• Goal:
Please transcribe the listing below in full and word for word, without its pictures.

# start of Recorded data

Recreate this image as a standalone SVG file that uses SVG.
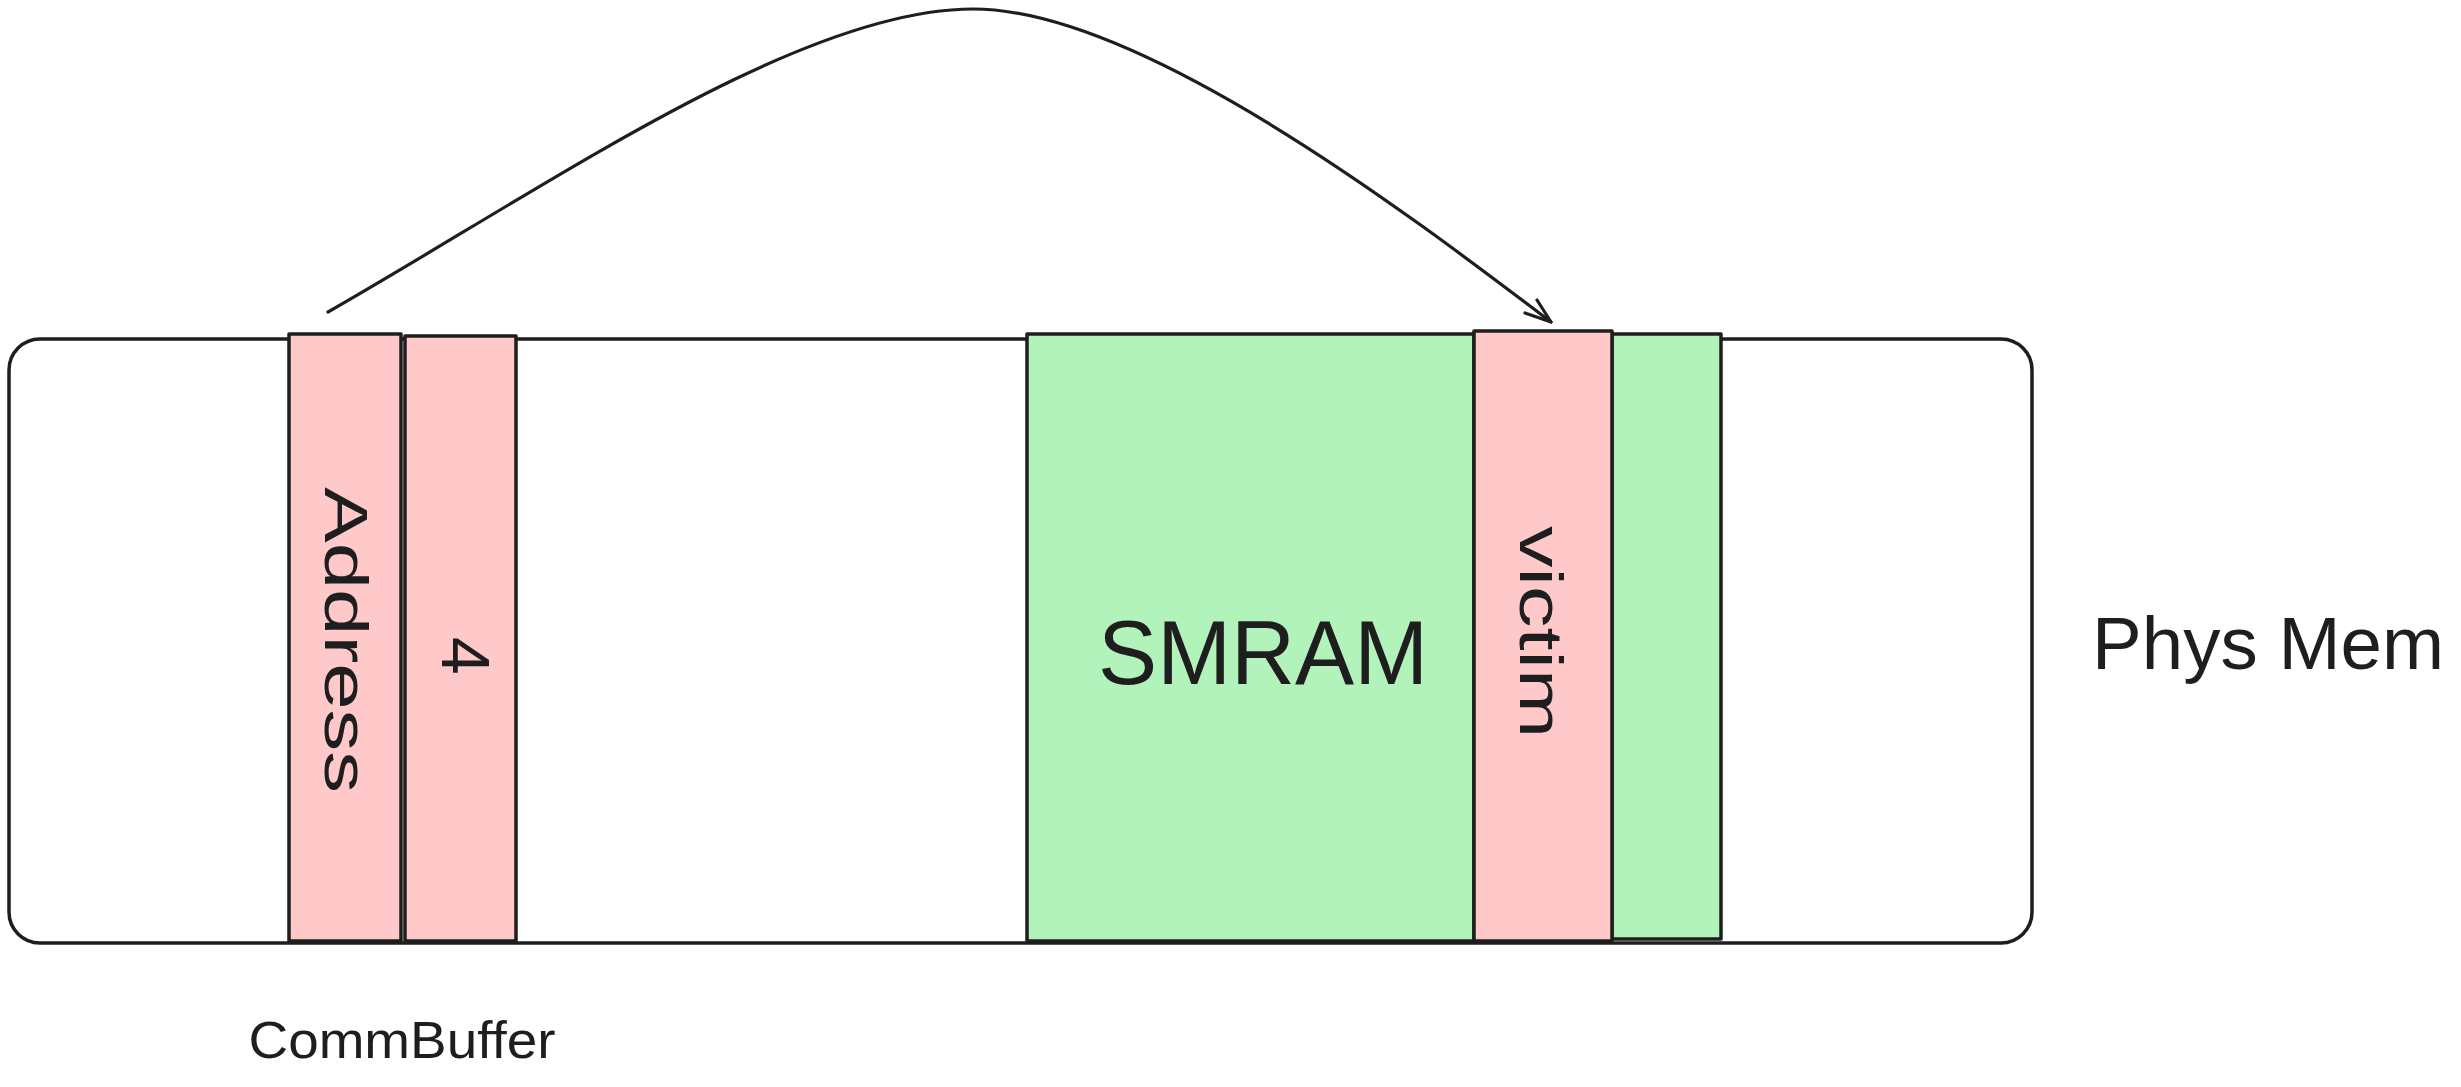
<svg xmlns="http://www.w3.org/2000/svg" width="2461" height="1087" viewBox="0 0 2461 1087">
<style>
.box{stroke:#1e1e1e;stroke-width:3.5;stroke-linejoin:round}
.pink{fill:#ffc9c9}
.green{fill:#b2f2bb}
.t{font-family:"Liberation Sans",Arial,sans-serif;fill:#1e1e1e;text-anchor:middle;dominant-baseline:central}
.edge{fill:none;stroke:#1e1e1e;stroke-width:3.2;stroke-linecap:round;stroke-linejoin:round}
</style>
<rect width="2461" height="1087" fill="#ffffff"/>
<g id="physmem">
<rect class="box" x="9" y="339" width="2023" height="604" rx="31" fill="#ffffff"/>
<text class="t" x="2268" y="643" font-size="74" textLength="352" lengthAdjust="spacingAndGlyphs">Phys Mem</text>
</g>
<g id="address">
<rect class="box pink" x="289" y="334" width="112" height="607"/>
<text class="t" transform="translate(346,640) rotate(90)" font-size="62" textLength="306" lengthAdjust="spacingAndGlyphs">Address</text>
</g>
<g id="size4">
<rect class="box pink" x="405" y="336" width="111" height="605"/>
<text class="t" transform="translate(466,656) rotate(90)" font-size="68">4</text>
</g>
<g id="smram">
<rect class="box green" x="1027" y="334" width="447" height="607"/>
<text class="t" x="1263" y="653" font-size="90" textLength="330" lengthAdjust="spacingAndGlyphs">SMRAM</text>
</g>
<g id="smram2">
<rect class="box green" x="1612" y="334" width="109" height="605"/>
</g>
<g id="victim">
<rect class="box pink" x="1474" y="331" width="138" height="610"/>
<text class="t" transform="translate(1541,632) rotate(90)" font-size="62" textLength="212" lengthAdjust="spacingAndGlyphs">victim</text>
</g>
<g id="commbuffer">
<text class="t" x="402" y="1040" font-size="52" textLength="307" lengthAdjust="spacingAndGlyphs">CommBuffer</text>
</g>
<g id="connectors">
<path class="edge" d="M328,312 C550,185 800,9 973,9 C1140,9 1410,215 1551,322"/>
<path class="edge" d="M1537,300 L1551,322 L1525,313"/>
</g>
</svg>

# end of Recorded data

• Answer to the exercise:
Recreate this image as a standalone SVG file that uses SVG.
<svg xmlns="http://www.w3.org/2000/svg" width="2461" height="1087" viewBox="0 0 2461 1087">
<style>
.box{stroke:#1e1e1e;stroke-width:3.5;stroke-linejoin:round}
.pink{fill:#ffc9c9}
.green{fill:#b2f2bb}
.t{font-family:"Liberation Sans",Arial,sans-serif;fill:#1e1e1e;text-anchor:middle;dominant-baseline:central}
.edge{fill:none;stroke:#1e1e1e;stroke-width:3.2;stroke-linecap:round;stroke-linejoin:round}
</style>
<rect width="2461" height="1087" fill="#ffffff"/>
<g id="physmem">
<rect class="box" x="9" y="339" width="2023" height="604" rx="31" fill="#ffffff"/>
<text class="t" x="2268" y="643" font-size="74" textLength="352" lengthAdjust="spacingAndGlyphs">Phys Mem</text>
</g>
<g id="address">
<rect class="box pink" x="289" y="334" width="112" height="607"/>
<text class="t" transform="translate(346,640) rotate(90)" font-size="62" textLength="306" lengthAdjust="spacingAndGlyphs">Address</text>
</g>
<g id="size4">
<rect class="box pink" x="405" y="336" width="111" height="605"/>
<text class="t" transform="translate(466,656) rotate(90)" font-size="68">4</text>
</g>
<g id="smram">
<rect class="box green" x="1027" y="334" width="447" height="607"/>
<text class="t" x="1263" y="653" font-size="90" textLength="330" lengthAdjust="spacingAndGlyphs">SMRAM</text>
</g>
<g id="smram2">
<rect class="box green" x="1612" y="334" width="109" height="605"/>
</g>
<g id="victim">
<rect class="box pink" x="1474" y="331" width="138" height="610"/>
<text class="t" transform="translate(1541,632) rotate(90)" font-size="62" textLength="212" lengthAdjust="spacingAndGlyphs">victim</text>
</g>
<g id="commbuffer">
<text class="t" x="402" y="1040" font-size="52" textLength="307" lengthAdjust="spacingAndGlyphs">CommBuffer</text>
</g>
<g id="connectors">
<path class="edge" d="M328,312 C550,185 800,9 973,9 C1140,9 1410,215 1551,322"/>
<path class="edge" d="M1537,300 L1551,322 L1525,313"/>
</g>
</svg>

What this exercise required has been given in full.